Minggu, 04 Oktober 2009

Menulis Skenario Film Layar Lebar

BASIC STORY “SEPERTI GATOTKACA”
William Bunawan (Willy, 10 tahun) adalah seorang anak kecil yang suka menyendiri dan memiliki kemampuan melihat roh dari benda-benda bertuah jika ia memegangnya. Ia bisa mengetahui apakah sebuah benda itu memiliki “isi” atau tidak melalui indra pendengarannya dan dalam jarak tertentu. Jika ia merasa sebuah benda bersuara aneh atau “berbisik” padanya, ia memilih untuk menjauhkan diri.
Setiap pulang sekolah ia biasa menunggu jemputan di taman dekat sekolah dan selalu memerhatikan pedagang tua yang suka menggelar barang-barang wayang di taman yang suka berdongeng kepada anak-anak yang ingin mendengarkan. Bedanya, Willy mendengarkan dongeng tersebut dari jauh, dari bangku taman tempat ia biasa duduk. Dari sana, Willy banyak belajar tentang makna kepahlawanan.
Entah mengapa, absennya pedagang tua itu pada suatu hari membuat Willy merasa kehilangan. Keberadaannya digantikan oleh petugas Kamtib yang mondar-mandir mengelilingi taman. Willy kembali merasa kesepian setiap kali ia menunggu kedatangan jemputannya. Namun, di hari yang sama ia menemukan sarung anak panah di tempat biasanya pedagang tua itu berada, dan benda itu “berbisik” pada Willy. Willy memilih untuk mengacuhkan benda itu, namun anjing liar yang tiba-tiba datang dan menyalak-nyalak membuat Willy harus mengambil sarung anak panah itu dan membela dirinya. Sang anjing pergi, dan roh Gatotkaca (28 tahun) datang, dengan anak panah tertancap di dadanya. Diawali dengan kecanggungan, Willy dan roh Gatotkaca akhirnya bersahabat.
Di salah satu pertemuannya, Willy bertanya mengapa Gatotkaca berani mengorbankan dirinya untuk sebuah kemenangan.

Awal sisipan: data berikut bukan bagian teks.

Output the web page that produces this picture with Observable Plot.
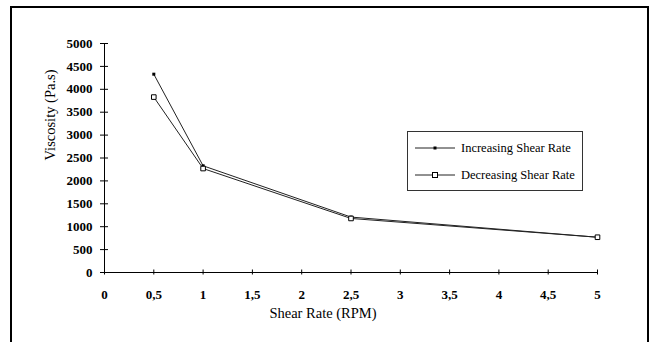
<!DOCTYPE html>
<html>
<head>
<meta charset="utf-8">
<script src="https://cdn.jsdelivr.net/npm/d3@7"></script>
<script src="https://cdn.jsdelivr.net/npm/@observablehq/plot@0.6"></script>
<style>
  html, body { margin: 0; padding: 0; background: #fff; }
  #wrap { position: relative; width: 659px; height: 342px; overflow: hidden; font-family: "Liberation Serif", "Times New Roman", Times, serif; }
  #frame { position: absolute; left: 10px; top: 6px; width: 639px; height: 360px; border: 2px solid #000; box-sizing: border-box; }
  #chart { position: absolute; left: 0; top: 0; }
  #legend { position: absolute; left: 407px; top: 131px; width: 176px; height: 60px; border: 1px solid #333; box-sizing: border-box; background: #fff; font-size: 12.5px; }
  .entry { position: absolute; left: 7px; height: 14px; display: flex; align-items: center; white-space: nowrap; }
  .entry svg { margin-right: 6px; }
</style>
</head>
<body>
<div id="wrap">
  <div id="frame"></div>
  <div id="chart"></div>
  <div id="legend"></div>
</div>
<script>
const shearRate = [0.5, 1, 2.5, 5];
const increasing = [4330, 2330, 1210, 770];
const decreasing = [3830, 2270, 1180, 770];
const xTicks = [0, 0.5, 1, 1.5, 2, 2.5, 3, 3.5, 4, 4.5, 5];
const yTicks = [0, 500, 1000, 1500, 2000, 2500, 3000, 3500, 4000, 4500, 5000];
const seriesNames = ["Increasing Shear Rate", "Decreasing Shear Rate"];
const xTitle = "Shear Rate (RPM)";
const yTitle = "Viscosity (Pa.s)";

const incData = shearRate.map((x, i) => ({x, y: increasing[i]}));
const decData = shearRate.map((x, i) => ({x, y: decreasing[i]}));
const fmtX = d => String(d).replace(".", ",");
const fmtY = d => String(d);
const serif = "'Liberation Serif', 'Times New Roman', Times, serif";

const plot = Plot.plot({
  width: 659,
  height: 342,
  marginLeft: 104,
  marginRight: 62,
  marginTop: 43,
  marginBottom: 70,
  style: {fontFamily: serif, background: "transparent", overflow: "visible"},
  x: {domain: [0, 5]},
  y: {domain: [0, 5000]},
  marks: [
    Plot.ruleY([0], {stroke: "#000"}),
    Plot.ruleX([0], {stroke: "#000"}),
    Plot.axisY(yTicks, {tickSize: 8, dx: 4, tickFormat: () => "", stroke: "#000", label: null}),
    Plot.axisY(yTicks, {tickSize: 0, tickPadding: 12, fontSize: 13, fontWeight: "bold", fill: "#000", tickFormat: fmtY, label: null}),
    Plot.axisX(xTicks, {tickSize: 5, dy: -2.5, tickFormat: () => "", stroke: "#000", label: null}),
    Plot.axisX(xTicks, {tickSize: 0, tickPadding: 17, fontSize: 13, fontWeight: "bold", fill: "#000", tickFormat: fmtX, label: null}),
    Plot.text([xTitle], {frameAnchor: "bottom", textAnchor: "middle", text: d => d, dx: -28, dy: 45, fontSize: 14.5, fill: "#000"}),
    Plot.text([yTitle], {frameAnchor: "left", textAnchor: "middle", text: d => d, rotate: -90, dx: -54, dy: -43, fontSize: 14.5, fill: "#000"}),
    Plot.line(incData, {x: "x", y: "y", stroke: "#222", strokeWidth: 1}),
    Plot.line(decData, {x: "x", y: "y", stroke: "#222", strokeWidth: 1}),
    Plot.dot(incData, {x: "x", y: "y", symbol: "square", r: 1.7, fill: "#000", stroke: "none"}),
    Plot.dot(decData, {x: "x", y: "y", symbol: "square", r: 2.6, fill: "#fff", stroke: "#000", strokeWidth: 1})
  ]
});
document.getElementById("chart").appendChild(plot);

// Legend
const legend = document.getElementById("legend");
seriesNames.forEach((name, i) => {
  const e = document.createElement("div");
  e.className = "entry";
  e.style.top = (i === 0 ? 9 : 36) + "px";
  const marker = i === 0
    ? '<rect x="18.5" y="5.5" width="3" height="3" fill="#000"/>'
    : '<rect x="17.5" y="4.5" width="5" height="5" fill="#fff" stroke="#000"/>';
  e.innerHTML = `<svg width="40" height="14"><line x1="0" y1="7" x2="40" y2="7" stroke="#222"/>${marker}</svg><span>${name}</span>`;
  legend.appendChild(e);
});
</script>
</body>
</html>
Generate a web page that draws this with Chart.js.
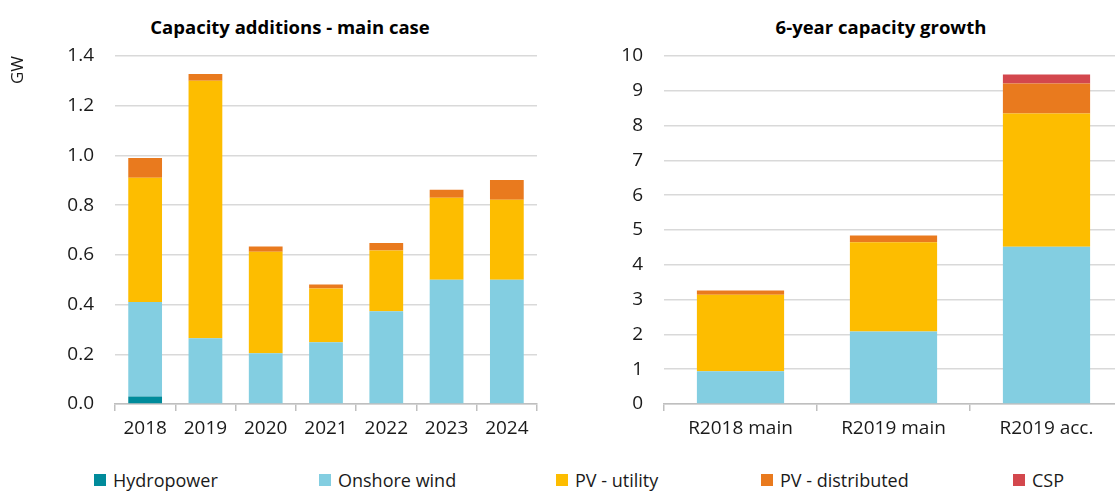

Gatotkaca menyangkal bahwa dirinya adalah pemberani, dan bahwa pada saat itu Gatotkaca memang diharuskan berkorban. Willy kini memiliki keraguan apakah suatu saat ia juga harus mengorbankan dirinya untuk kepentingan orang lain. Namun, secara tiba-tiba, seekor anjing menyalak-nyalak dan mengejar seorang anak perempuan yang berlari sambil menangis. Melihat kejadian ini, Gatotkaca berkata pada Willy, “bukankah kamu ingin tahu rasanya berkorban?”
Anak perempuan itu kini sudah berada di atas pohon dan menangis, dan anjing di bawahnya. Dengan penuh rasa takut Willy mencoba mengusir anjing itu. Usahanya berakhir dengan kegagalan, dan Willy kini dikejar oleh anjing itu keliling taman. Gatotkaca tertawa, dan anak perempuan di atas pohon berhenti menangis.
Dalam pelariannya, Willy memanjat sebuah pohon dan di atasnya ia bertemu dengan anak perempuan itu. Dengan nafas terengah-engah, ia memperkenalkan diri dengan bangga, “Willy. Pahlawan yang rela berkorban, seperti Gatotkaca!” Anak perempuan tertawa, Gatotkaca tersenyum di sebelahnya.